Iain expects gamification -- the application of game design techniques to typically non-gaming process -- to play a huge role in that fundamental change.
"Instead of just whacking products in front of people," he begins, "brands are going to attempt to create relationships with people through things like gamification, and earn the right to have a conversation instead of simply demanding it by whacking an ad in front of people. It's about gaining respect -- and gamification and gaming is a place where brands can actually do that.
"It's a huge opportunity and I think there is a long journey ahead; it'll probably be about four or five years before we actually see any form of maturity around brands before advertisers really understand what that means.
"We're really at the start of that journey, not the end."

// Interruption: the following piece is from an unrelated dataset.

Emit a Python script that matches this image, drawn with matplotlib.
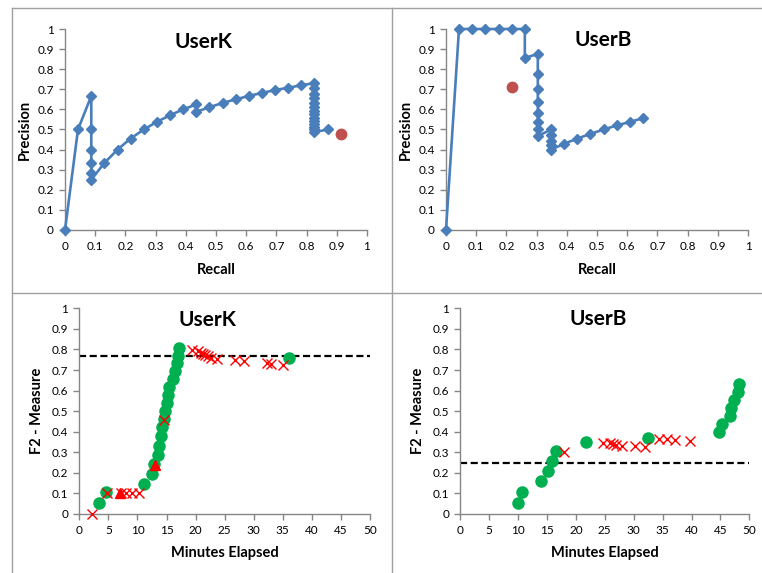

We're ruined because we get these things
Advertising and branding has infiltrated every avenue of our lives -- that much is blatantly obvious -- but gaming, outside of a select handful of examples, has remained largely untouched. But now it's the proud vanguard of a new type of stealth marketing designed to earn your trust via a variety of different means.
And it's not just games. I click onto Facebook; I'm greeted by a horde of pics. A large number of these pics are actually of Coke cans or bottles, emblazoned with the names of those who are tagged on them. Share a Coke with Steven, share a Coke with Jessica.
It's a great marketing campaign -- put peoples names on your product then encourage people to tag friends with the name on the bottle, upload to Facebook. Share, laugh, engage with the brand without even knowing it. It plays to our narcissism in the best possible way.
Part of me takes pleasure in the sheer genius of the idea, but another resents it -- the way branding has stealthily wormed its way into my Facebook news feed, into my social life. I realise I'm angry because I'm being sold what I want, angry because I want it and it's being sold to me.
I'm reminded again of Don Draper from Mad Men, and another quote...
"He'll smile with wisdom, content that he realised the world isn't perfect. We're flawed, because we want so much more. We're ruined, because we get these things, and wish for what we had."